Mas a intro não se ficava por aqui, que os tipos são imprevisíveis. “Suavemente, bésame…”, letra da obra cimeira do Caribe Mix 2000, que decerto que estará num recanto escuro das vossas estantes, saía das colunas. Suavemente podia era cair a chuva mas, como um pensador da bola certa vez disse, temos de jogar com esta porque não há outra.
Entre risadas, cantorias e passos de dança do público com a canção de Elvis Crespo, um a um os membros de black midi infiltravam-se e tomavam o seu lugar em palco, fosse a rodopiar a guitarra no ar ou bailando como se estivessem numa bodeguita algures em San Juan. Claramente uma daquelas vezes em que já se sabe que isto vai ser rijo quando nem ainda um acorde lhes saiu dos instrumentos.
O sentido de humor da rapaziada entrou logo em acção, pois então. Em vez do já tradicional arranque de concerto com 953, os gozões martelaram Welcome to Hell. Alguma coisa o chão deve ter feito ao público, porque este só lhe saltava em cima até porque, segundo ditam o general Patton e os black midi, não é a morrer pelo nosso país que se ganham as guerras, mas antes a matar pelo nosso país. E ali a Primeira Divisão de Infantaria Courense estava disposta a metralhar quem aparecesse, em armas combinadas com os londrinos. Não é exagero, é amor à camisola.
Por nós, acabem imediatamente as dúvidas: os rapazes continuam subversivos e imprevisíveis. Já por várias vezes mencionámos o quão expansivas são as versões ao vivo em relação aos originais de estúdio e com black midi não foi diferente; se faltam sopros em Sugar/Tzu compensa-se com mais uma camada de guitarra ou se Talking Heads em estúdio é um peso-médio, ao vivo e a cores é de pesos-pesados.
Tal como na estrada em dia de chuva, também o trânsito e as colisões aumentaram na zona das grades. Se em The Walkmen e Yung Lean já se tinha assistido a um pit com fúria, em black midi foi um rasgo de arromba – devidamente registado por quem, corajosamente, registava o concerto em vídeo enquanto tinha gente a passar por cima de si no crowdsurf.
Entre os co-autores mediatos destas façanhas estão Geordie Greep e Morgan Simpson. O primeiro, guitarrista e vocalista, é um meia-leca gozão de primeira na Internet e uma espécie de Andy Gill/D. Boon/Robert Fripp contemporâneo munido de uma voz displicente e fanhosa e o segundo o baterista, daqueles que merece o epíteto de “casa das máquinas”.

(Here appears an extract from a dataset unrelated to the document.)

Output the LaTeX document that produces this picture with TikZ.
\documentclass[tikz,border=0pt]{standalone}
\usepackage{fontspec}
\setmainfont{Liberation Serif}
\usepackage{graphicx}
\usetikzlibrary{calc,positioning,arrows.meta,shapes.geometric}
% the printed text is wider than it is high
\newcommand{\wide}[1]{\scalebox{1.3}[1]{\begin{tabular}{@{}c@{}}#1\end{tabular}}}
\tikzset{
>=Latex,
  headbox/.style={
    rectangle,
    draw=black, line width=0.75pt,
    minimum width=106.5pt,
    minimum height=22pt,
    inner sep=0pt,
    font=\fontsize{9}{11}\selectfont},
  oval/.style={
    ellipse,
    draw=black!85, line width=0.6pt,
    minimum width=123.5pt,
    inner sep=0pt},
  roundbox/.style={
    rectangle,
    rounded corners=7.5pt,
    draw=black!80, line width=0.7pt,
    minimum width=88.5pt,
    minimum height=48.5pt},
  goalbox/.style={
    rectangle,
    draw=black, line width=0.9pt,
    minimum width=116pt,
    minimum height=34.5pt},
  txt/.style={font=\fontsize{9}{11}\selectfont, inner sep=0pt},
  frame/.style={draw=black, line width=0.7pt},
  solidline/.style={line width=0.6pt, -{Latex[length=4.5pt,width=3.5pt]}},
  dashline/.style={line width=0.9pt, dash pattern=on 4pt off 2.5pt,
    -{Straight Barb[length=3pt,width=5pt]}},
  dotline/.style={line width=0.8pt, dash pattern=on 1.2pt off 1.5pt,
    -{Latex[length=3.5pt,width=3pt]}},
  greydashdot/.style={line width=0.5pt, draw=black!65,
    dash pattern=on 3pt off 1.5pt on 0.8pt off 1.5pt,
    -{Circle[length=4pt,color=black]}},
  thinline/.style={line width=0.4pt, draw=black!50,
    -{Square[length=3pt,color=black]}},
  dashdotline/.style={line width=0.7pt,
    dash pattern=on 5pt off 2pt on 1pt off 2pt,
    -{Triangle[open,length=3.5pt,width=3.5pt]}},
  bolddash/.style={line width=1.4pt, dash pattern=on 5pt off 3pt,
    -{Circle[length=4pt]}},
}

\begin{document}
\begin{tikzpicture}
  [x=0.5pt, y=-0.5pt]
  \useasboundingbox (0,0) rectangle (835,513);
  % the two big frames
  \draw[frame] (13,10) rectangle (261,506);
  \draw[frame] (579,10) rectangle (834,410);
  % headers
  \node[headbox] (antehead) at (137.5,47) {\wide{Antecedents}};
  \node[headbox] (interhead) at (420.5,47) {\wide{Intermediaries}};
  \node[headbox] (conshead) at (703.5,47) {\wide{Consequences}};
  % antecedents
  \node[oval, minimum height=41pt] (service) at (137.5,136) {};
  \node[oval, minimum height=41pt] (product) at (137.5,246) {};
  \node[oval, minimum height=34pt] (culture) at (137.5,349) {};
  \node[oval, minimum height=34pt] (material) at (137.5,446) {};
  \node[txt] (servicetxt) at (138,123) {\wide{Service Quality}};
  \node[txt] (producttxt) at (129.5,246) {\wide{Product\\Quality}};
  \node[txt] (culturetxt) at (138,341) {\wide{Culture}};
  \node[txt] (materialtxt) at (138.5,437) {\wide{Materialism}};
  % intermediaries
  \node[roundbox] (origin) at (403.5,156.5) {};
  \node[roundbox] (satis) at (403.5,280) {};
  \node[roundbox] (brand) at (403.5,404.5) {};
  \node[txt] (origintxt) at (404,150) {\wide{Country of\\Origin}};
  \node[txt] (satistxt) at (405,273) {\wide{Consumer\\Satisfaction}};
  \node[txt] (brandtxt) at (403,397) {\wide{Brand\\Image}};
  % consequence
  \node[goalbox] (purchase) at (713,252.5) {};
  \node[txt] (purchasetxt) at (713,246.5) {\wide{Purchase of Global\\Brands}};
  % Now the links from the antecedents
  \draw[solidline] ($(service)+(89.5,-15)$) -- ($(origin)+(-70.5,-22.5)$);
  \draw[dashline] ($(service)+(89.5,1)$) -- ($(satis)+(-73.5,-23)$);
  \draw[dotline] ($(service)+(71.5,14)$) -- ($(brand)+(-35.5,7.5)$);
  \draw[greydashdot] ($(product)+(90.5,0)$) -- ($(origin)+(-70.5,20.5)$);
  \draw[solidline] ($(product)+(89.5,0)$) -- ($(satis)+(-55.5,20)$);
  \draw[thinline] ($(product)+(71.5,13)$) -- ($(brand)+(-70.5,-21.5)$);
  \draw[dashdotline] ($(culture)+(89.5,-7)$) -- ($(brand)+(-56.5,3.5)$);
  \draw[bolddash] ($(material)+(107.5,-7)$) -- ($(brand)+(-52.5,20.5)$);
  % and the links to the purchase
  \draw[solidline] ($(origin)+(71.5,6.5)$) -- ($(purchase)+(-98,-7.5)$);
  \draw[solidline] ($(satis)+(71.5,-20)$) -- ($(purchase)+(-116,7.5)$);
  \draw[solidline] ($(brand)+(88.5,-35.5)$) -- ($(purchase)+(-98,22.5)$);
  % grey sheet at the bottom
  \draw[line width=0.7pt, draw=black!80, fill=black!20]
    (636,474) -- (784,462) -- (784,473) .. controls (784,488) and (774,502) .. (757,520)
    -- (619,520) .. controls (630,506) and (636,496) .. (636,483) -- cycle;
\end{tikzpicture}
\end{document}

Diz-se que Viktor Gyökeres é um avançado que carrega sobre a área adversária durante noventa minutos. A sua versão de baquetas na mão e pé no pedal é Morgan Simpson, que durante sessenta minutos foi uma fábrica de ritmo idiossincrática na veia de Jaki Liebezeit e Billy Cobham – ambos de bandas igualmente imprevisíveis, denote-se.

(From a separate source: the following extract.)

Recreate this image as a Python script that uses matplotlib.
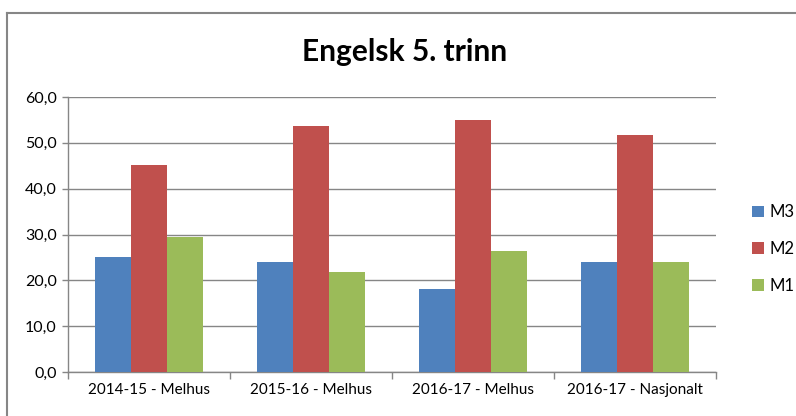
import matplotlib
matplotlib.use("Agg")
import matplotlib.pyplot as plt
import numpy as np
from matplotlib.lines import Line2D

plt.rcParams['font.family'] = ['Lato', 'DejaVu Sans']

categories = ["2014-15 - Melhus", "2015-16 - Melhus", "2016-17 - Melhus", "2016-17 - Nasjonalt"]
series_names = ["M3", "M2", "M1"]
m3 = [25.0, 24.1, 18.2, 23.9]
m2 = [45.2, 53.7, 55.0, 51.8]
m1 = [29.5, 21.8, 26.5, 24.1]
colors = ["#4F81BD", "#C0504D", "#9BBB59"]
title = "Engelsk 5. trinn"
yticks = [0, 10, 20, 30, 40, 50, 60]

fig = plt.figure(figsize=(7.96, 4.16), dpi=100)
ax = fig.add_axes([68/796, 1-372/416, (716-68)/796, (372-97)/416])

x = np.arange(len(categories))
w = 36/162
for i, (vals, name, c) in enumerate(zip([m3, m2, m1], series_names, colors)):
    ax.bar(x + (i-1)*w, vals, width=w, color=c, label=name, zorder=3)

grid_c = "#868686"
ax.set_xlim(-0.5, len(categories)-0.5)
ax.set_ylim(0, 60)
ax.set_yticks(yticks)
ax.set_yticklabels([f"{v:.1f}".replace(".", ",") for v in yticks], fontsize=11.5)
ax.yaxis.grid(True, color=grid_c, linewidth=1.0, zorder=0)
ax.set_xticks(np.arange(-0.5, len(categories), 1.0))
ax.set_xticklabels([])
ax.set_xticks(x, minor=True)
ax.set_xticklabels(categories, minor=True, fontsize=11)
ax.tick_params(axis='x', which='major', length=5, color=grid_c, width=1)
ax.tick_params(axis='x', which='minor', length=0, pad=8)
ax.tick_params(axis='y', length=4, color=grid_c, width=1, pad=4)
for s in ['top', 'right']:
    ax.spines[s].set_visible(False)
for s in ['left', 'bottom']:
    ax.spines[s].set_color(grid_c)
    ax.spines[s].set_linewidth(1.0)

fig.text(405/796, 1-52/416, title, ha='center', va='center', fontsize=21.5, fontweight='bold')

leg = fig.legend(loc='center left', bbox_to_anchor=(744/796, 1-249/416), frameon=False,
                 fontsize=12, handlelength=0.7, handleheight=0.7, handletextpad=0.35,
                 labelspacing=1.25, borderpad=0)

# outer chart frame
fig.add_artist(Line2D([6.5/796, 6.5/796], [0, 1-13/416], transform=fig.transFigure, color=grid_c, linewidth=1.5))
fig.add_artist(Line2D([6.5/796, 1], [1-13/416, 1-13/416], transform=fig.transFigure, color=grid_c, linewidth=1.5))

fig.savefig("out.png", dpi=100)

Numa genial versão de Slow, naquilo que parece uma pseudo-cacofonia em que cada um toca a sua coisa, tudo se junta numa jarda incomensurável, num apogeu a que só as grandes bandas sabem dar seguimento. Hipérbole? Quem vê uma banda deste calibre tem mesmo de recorrer a adjectivos extremamente favoráveis. Hipérbole neste concerto só mesmo em quem se encavalitou em costas alheias e meteu as mamas ao léu.
Por falar em montar, a cavalgada de John L não deu tréguas, como uma horda mongol estepe fora. Pela mesma toada foi a carga final de 953, canção fundamental que apresentou os black midi ao mundo em Schlagenheim. Subversiva, absurda(mente boa), poderosa e diferente. Boa a abrir e a fechar concertos.
Poder-se-á discutir se a banda não será demasiado próxima de uns King Crimson ou Minutemen para ser considerada verdadeiramente original ou se tocar num festival patrocinado por uma multinacional de telecomunicações (britânica, ainda por cima; conspiracionistas PRECianos diriam que está tudo ligado) não anulará a subversão da banda. Tudo conversa fiada enquanto os socos sónicos rolam no palco, porque nesse teste do algodão os black midi são aprovados com distinção e louvor, por knockout.
Não houve toque da campainha, mas o combate terminou. Wonderful Life de Black ecoou pelo recinto e a alma registava depósito cheio.
A chuva, supostamente só de molha-malucos, persistia. E nós estávamos todos molhados.